On that fateful Sunday morning, more than 100 members and supporters of the United Indian People’s Council (UIPC) took direct action to reclaim a portion of Fort Lawton, a 1,100-acre U.S. military base located in Seattle’s Magnolia neighborhood. The fort had recently been decommissioned and declared surplus land by the U.S. Army, and was therefore up for grabs, with Seattle’s city government expressing strong interest in turning the land into a public city park. Earlier that year, UIPC had approached Henry M. Jackson, then Washington state’s junior U.S. senator, about the possibility of using the land for a cultural center and social services provider for Pacific Northwest indigenous peoples.

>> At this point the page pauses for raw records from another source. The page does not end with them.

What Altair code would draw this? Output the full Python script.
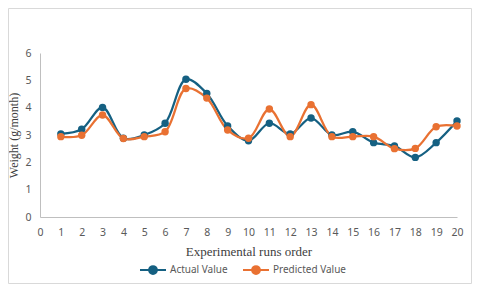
import altair as alt
import pandas as pd

runs = list(range(1, 21))
actual = [3.04, 3.21, 4.01, 2.88, 3.0, 3.43, 5.04, 4.52, 3.33, 2.79,
          3.43, 3.04, 3.62, 3.0, 3.12, 2.72, 2.6, 2.18, 2.72, 3.51]
predicted = [2.94, 2.99, 3.73, 2.87, 2.94, 3.12, 4.7, 4.35, 3.18, 2.88,
             3.95, 2.94, 4.11, 2.94, 2.94, 2.94, 2.5, 2.51, 3.3, 3.33]
series = ["Actual Value", "Predicted Value"]
colors = ["#156082", "#E97132"]

rows = []
for i, r in enumerate(runs):
    rows.append({"run": r, "value": actual[i], "series": series[0], "order": 0})
    rows.append({"run": r, "value": predicted[i], "series": series[1], "order": 1})
df = pd.DataFrame(rows)

W, H = 417, 164
PL, PT, PR, PB = 32, 45, 15, 67

sym = "M-1,0H1M0.3,0A0.3,0.3,0,1,1,-0.3,0A0.3,0.3,0,1,1,0.3,0Z"

x = alt.X("run:Q", scale=alt.Scale(domain=[0, 20], nice=False),
          axis=alt.Axis(values=list(range(0, 21)), format="d", grid=False,
                        ticks=False, domainColor="#BFBFBF", labelColor="#595959",
                        labelFont="Noto Sans", labelFontSize=10.5, labelPadding=10,
                        labelOverlap=False, labelFlush=False,
                        title="Experimental runs order", titleFont="Liberation Serif",
                        titleFontSize=13, titleFontWeight="normal", titleColor="#404040",
                        titlePadding=8))
y = alt.Y("value:Q", scale=alt.Scale(domain=[0, 6], nice=False),
          axis=alt.Axis(values=[0, 1, 2, 3, 4, 5, 6], grid=False, ticks=False,
                        domainColor="#BFBFBF", labelColor="#595959",
                        labelFont="Noto Sans", labelFontSize=10.5, labelPadding=9,
                        labelOverlap=False,
                        title="Weight (g/month)", titleFont="Liberation Serif",
                        titleFontSize=12, titleFontWeight="normal", titleColor="#404040",
                        titlePadding=4))
color = alt.Color("series:N", scale=alt.Scale(domain=series, range=colors),
                  legend=alt.Legend(title=None, orient="none", direction="horizontal",
                                    legendX=99, legendY=203, symbolType=sym,
                                    symbolSize=676, symbolStrokeWidth=2,
                                    labelFont="Noto Sans", labelFontSize=10,
                                    labelColor="#595959", labelOffset=3,
                                    columnPadding=11))

base = alt.Chart(df)
lines = base.mark_line(interpolate="catmull-rom", strokeWidth=2.25,
                       point=alt.OverlayMarkDef(filled=True, size=55)).encode(
    x=x, y=y, color=color, detail="series:N", order="order:Q")

border = alt.Chart(pd.DataFrame({"k": [0]})).mark_rect(
    fill=None, stroke="#D9D9D9", strokeWidth=1).encode(
    x=alt.value(-PL + 0.5), x2=alt.value(W + PR - 0.5),
    y=alt.value(-PT + 0.5), y2=alt.value(H + PB - 0.5))

chart = alt.layer(border, lines).properties(
    width=W, height=H, padding={"left": PL, "top": PT, "right": PR, "bottom": PB},
    autosize=alt.AutoSizeParams(type="none"), background="white"
).configure_view(stroke=None)

chart.save("out.html", embed_options={"renderer": "svg", "actions": False})
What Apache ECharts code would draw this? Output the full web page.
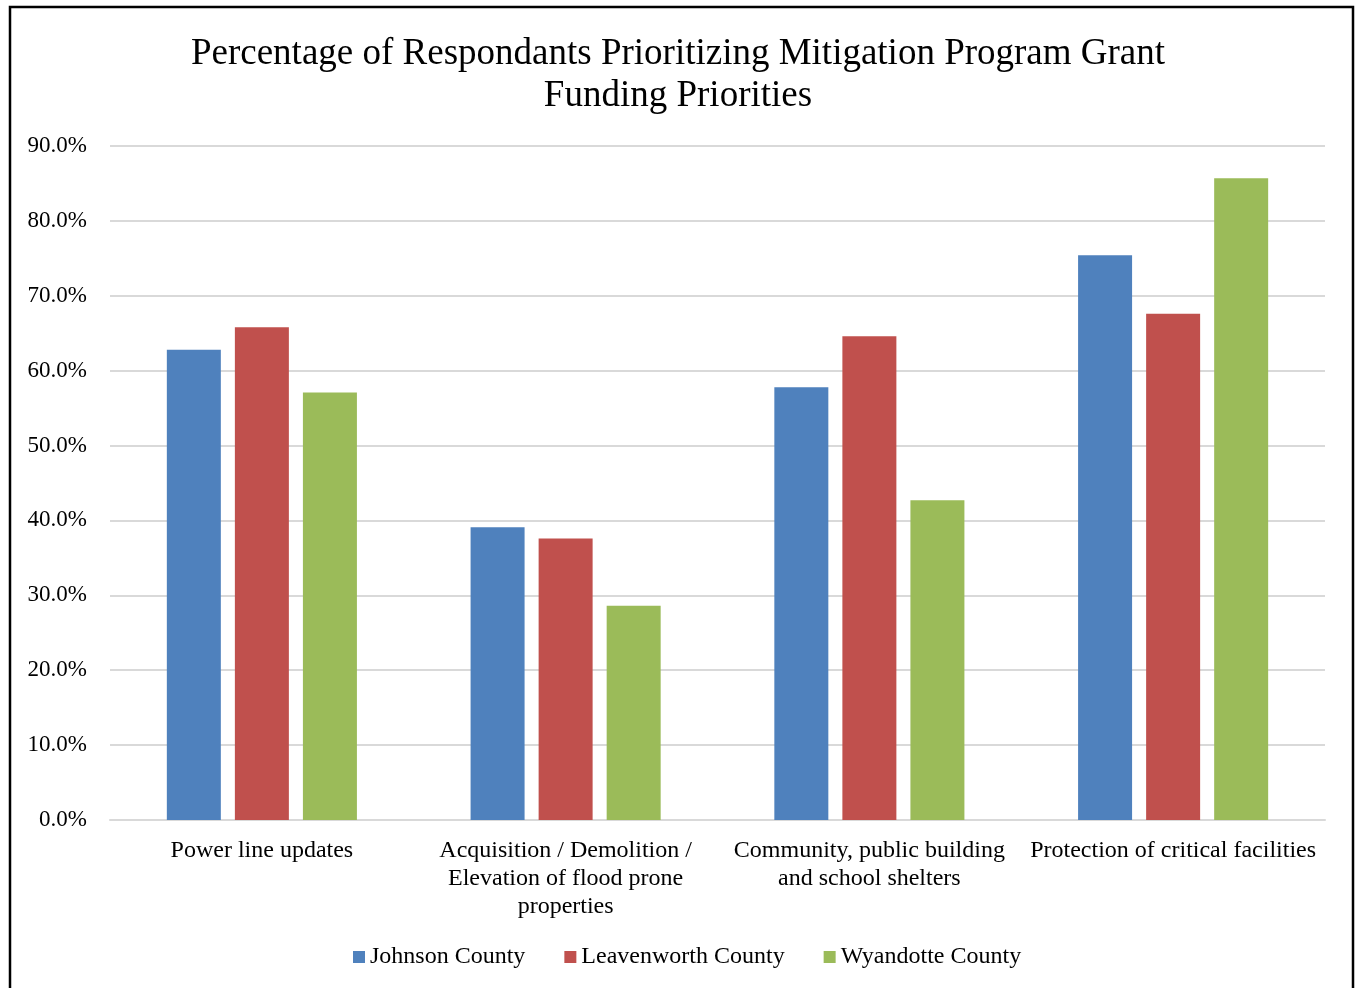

While Jackson politely referred UIPC to the U.S. Department of the Interior, both Jackson and Seattle Mayor Wes Uhlman made it clear to the press that they intended to deny that possibility.

Undaunted, UIPC decided upon nonviolent direct action as a means to acquire the land at Fort Lawton. They took their inspiration from another group of Native American activists with similar aims who had recently staged a successful occupation of Alcatraz Island, the former federal maximum-security prison near San Francisco. UIPC’s claim to legal ownership of the land at Fort Lawton was based on rights granted under certain U.S.-Indian treaties signed in 1865 that promised reversion of surplus military lands to their original owners. Participants in the action included Bob Satiacum, a Puyallup tribal leader and native treaty fishing rights advocate; Bernie Whitebear of the Colville Confederated Tribe; and Leonard Peltier, the future American Indian Movement leader and political prisoner, at the time a Seattle resident.

The activists invaded the fort from all sides, some scaling the western bluff overlooking Puget Sound, some climbing over fences, some attempting to enter through two heavily guarded gates using diversionary tactics. When some of the activists were first discovered by a roving military police patrol after setting up a tepee and a small campsite inside the fort, Satiacum attempted to read a statement explaining UIPC’s action. The statement read, in part:

“We, the native Americans, reclaim the land known as Fort Lawton in the name of all American Indians by the right of discovery.

“We feel that this land of Fort Lawton is more suitable to pursue an Indian way of life, as determined by our own standards. By this we mean ‘this place does not resemble most Indian reservations.’ It has potential for modern facilities, adequate sanitation facilities, health care facilities, fresh running water, educational facilities, fisheries research facilities, and transportation facilities.”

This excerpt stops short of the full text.